By Sue Moore
The poetry speaks with volume: Foot-high black lettering on bright orange silt-fencing, facing motorists on W Avenue on the south side of the Mill.
It’s the work of Schoolcraft high school students with guidance from English Language Arts teacher Doug Martin and Peg Butler, an Oregon artist whose work often connects with social and ecological issues.
Butler spent two weeks in Vicksburg leading the “Mill Writes Project” in conjunction with Schoolcraft High’s spring term poetry class.
The six-week short course, Poetry and Music, took an interesting turn when the class visited the Mill in May to study its rebirth, renewal and regeneration. They learned about the use of poetic language from Martin, using words rich in meaning and connected to the mill renovation project.
There were 22 students in the elective class who wrote poems in as few words as possible while being able and willing to revise the wording the teams created. They were urged to look at poetic devices through music terms, according to Martin.
“I understand better what words mean to different things,” said Chance Evens, one of the students. “I will think more about words when reading and listening to music in the future.”
Butler’s idea for the Mill Writes Project grew out of a previous public art project called Orange Lining that she helped create along a seven-mile light-rail line in Portland.
On field trip day to the Mill, students learned about the past, present and future of the Mill site. Lisa Phillips, an environmental scientist, talked about the contamination that remains from the industrial processes and the techniques being used to clean up the site. Jackie Koney talked about the redevelopment of the Mill site to be a thriving complex of businesses and activities that will include a brewery, event center, hotel, walking trails and wildlife habitat.

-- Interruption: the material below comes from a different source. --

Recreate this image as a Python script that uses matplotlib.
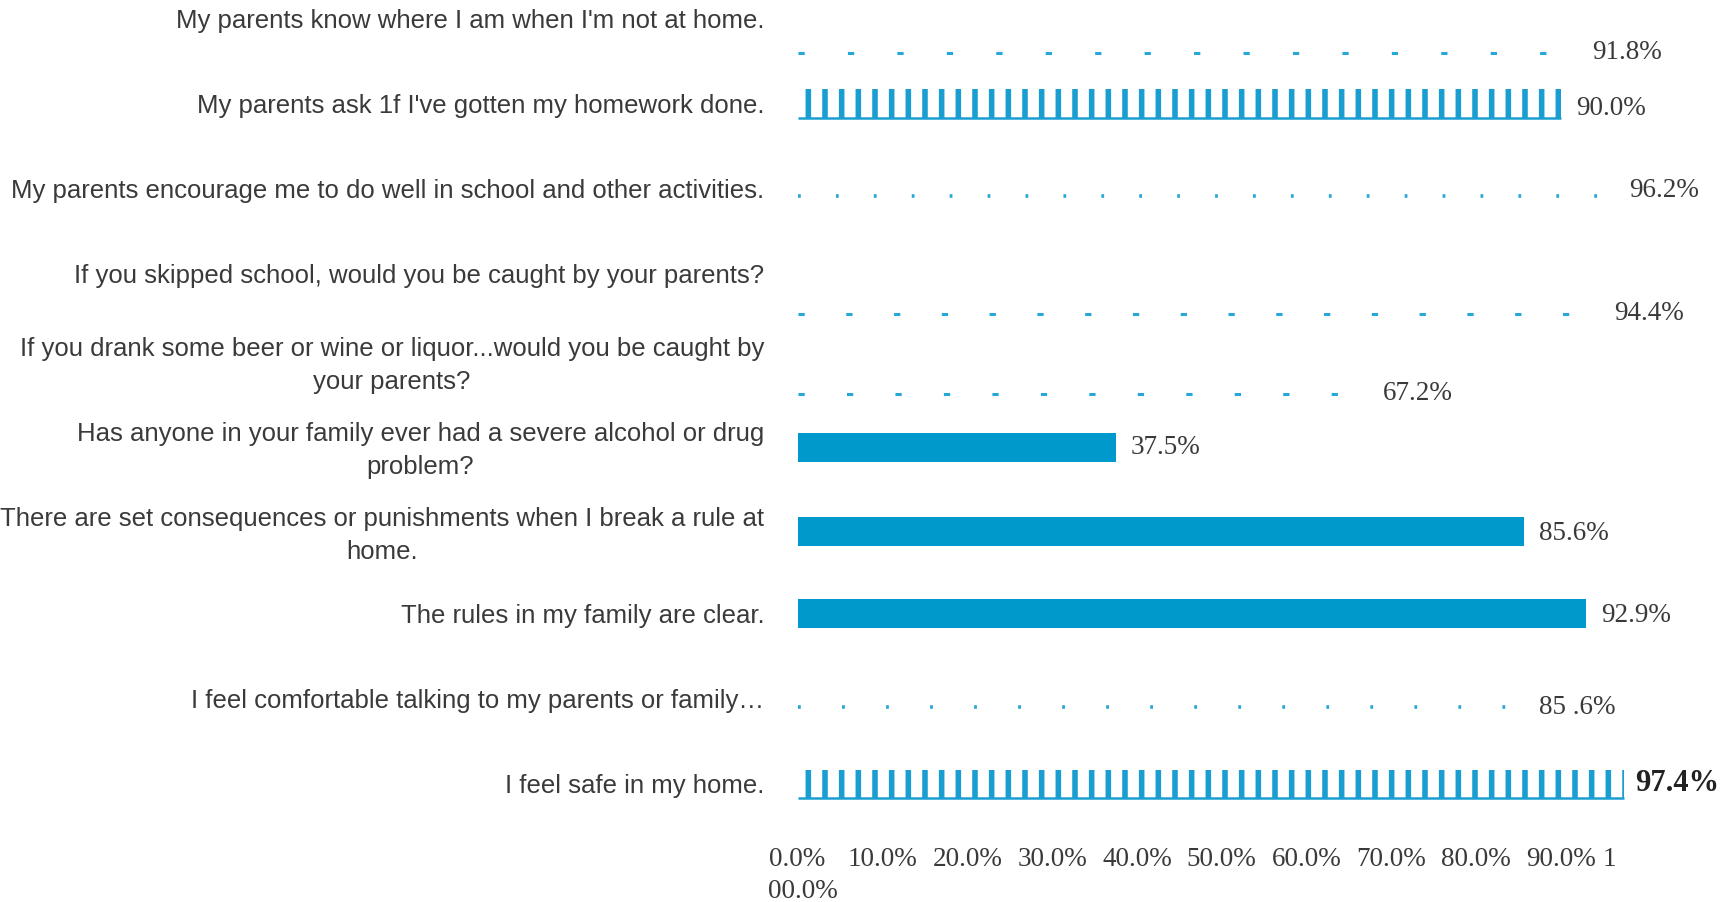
import numpy as np
import matplotlib
matplotlib.use("Agg")
import matplotlib.pyplot as plt
from matplotlib.transforms import blended_transform_factory

# ---------------- data ----------------
categories = [
    "My parents know where I am when I'm not at home.",
    "My parents ask 1f I've gotten my homework done.",
    "My parents encourage me to do well in school and other activities.",
    "If you skipped school, would you be caught by your parents?",
    "If you drank some beer or wine or liquor...would you be caught by\nyour parents?",
    "Has anyone in your family ever had a severe alcohol or drug\nproblem?",
    "There are set consequences or punishments when I break a rule at\nhome.",
    "The rules in my family are clear.",
    "I feel comfortable talking to my parents or family\u2026",
    "I feel safe in my home.",
]
values = [91.8, 90.0, 96.2, 94.4, 67.2, 37.5, 85.6, 92.9, 85.6, 97.4]
value_labels = ["91.8%", "90.0%", "96.2%", "94.4%", "67.2%", "37.5%",
                "85.6%", "92.9%", "85 .6%", "97.4%"]
tick_values = [0, 10, 20, 30, 40, 50, 60, 70, 80, 90]
tick_labels = ["0.0%", "10.0%", "20.0%", "30.0%", "40.0%", "50.0%",
               "60.0%", "70.0%", "80.0%", "90.0%"]

# ---------------- style ----------------
BLUE = "#0099CC"
LIGHT = "#27A6DA"
TXT = "#3a3a3a"
row_style = ["dash", "hatch", "dot", "dash", "dash", "solid", "solid", "solid", "dot", "hatch"]
mark_shift = [0.40, 0.0, 0.09, 0.47, 0.41, 0.04, 0.03, 0.0, 0.10, 0.0]
label_shift = [0.40, 0.06, 0.02, 0.47, 0.41, 0.04, 0.05, 0.02, 0.10, 0.0]
period_pt = [35.6, 0, 27.3, 34.4, 34.9, 0, 0, 0, 31.7, 0]
bar_h = 0.34

plt.rcParams["lines.scale_dashes"] = False
plt.rcParams["hatch.linewidth"] = 4.0

fig = plt.figure(figsize=(17.32, 9.02), dpi=100)
W, H = 1732, 902
ax_left, ax_right = 797.5, 1646
ax_bottom = 826.5
ax = fig.add_axes([ax_left / W, 1 - ax_bottom / H, (ax_right - ax_left) / W, ax_bottom / H])
ax.set_xlim(0, 100)
ax.set_ylim(9.5, -0.221)

ypos = np.arange(len(categories))
for i, (y, v) in enumerate(zip(ypos, values)):
    ym = y + mark_shift[i]
    yl = y + label_shift[i]
    st = row_style[i]
    if st == "solid":
        ax.barh(ym, v, height=bar_h, color=BLUE, linewidth=0)
    elif st == "hatch":
        ax.barh(ym, v, height=bar_h, fill=False, edgecolor="#1A9ED2", linewidth=0, hatch="|")
        ax.hlines(ym + bar_h / 2, 0, v, color="#1A9ED2", linewidth=1.8)
    elif st == "dash":
        p = period_pt[i]
        ax.hlines(ym, 0, v, color=LIGHT, linewidth=2.2,
                  linestyle=(0, (4.5, p - 4.5)))
    elif st == "dot":
        p = period_pt[i]
        ax.hlines(ym, 0, v, color=LIGHT, linewidth=2.6,
                  linestyle=(0, (2.0, p - 2.0)))
    if i == len(values) - 1:
        ax.annotate(value_labels[i], (v, yl), xytext=(8, 0), textcoords="offset points",
                    ha="left", va="center", fontsize=22, fontweight="bold",
                    family="Liberation Serif", color="#222222")
    else:
        ax.annotate(value_labels[i], (v, yl), xytext=(11, 0), textcoords="offset points",
                    ha="left", va="center", fontsize=19.5,
                    family="Liberation Serif", color=TXT)

ax.set_yticks(ypos)
ax.set_yticklabels(categories, fontsize=18.5, color=TXT,
                   family=["Liberation Sans Narrow", "Liberation Sans"],
                   multialignment="center", linespacing=1.45)
ax.tick_params(axis="y", length=0, pad=24)

ax.set_xticks(tick_values)
ax.set_xticklabels(tick_labels, fontsize=19.5, color=TXT, family="Liberation Serif")
ax.tick_params(axis="x", length=0, pad=15)

trans = blended_transform_factory(ax.transData, ax.transAxes)
ax.annotate("1", (90, 0), xycoords=trans, xytext=(30, -24), textcoords="offset points",
            ha="left", va="center", fontsize=19.5, family="Liberation Serif", color=TXT)
ax.annotate("00.0%", (0, 0), xycoords=trans, xytext=(-21, -47), textcoords="offset points",
            ha="left", va="center", fontsize=19.5, family="Liberation Serif", color=TXT)

for s in ax.spines.values():
    s.set_visible(False)

fig.savefig("out.png", dpi=100, facecolor="white")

Students collected words, ideas and images during the Mill visit, and over the course of a week honed their thoughts into short poems. Twenty-eight poems were then painted onto silt fencing, some signs stretching as long as a hundred feet. They will be installed along the south fence at the Mill on a rotating basis. For the weekend of the Old Car Festival in Vicksburg, all of the poems that were not yet installed at the Mill were displayed inside the vacant pharmacy building in the Village to create an engaging spectacle, activate the pharmacy space and inform about the Mill Writes Project.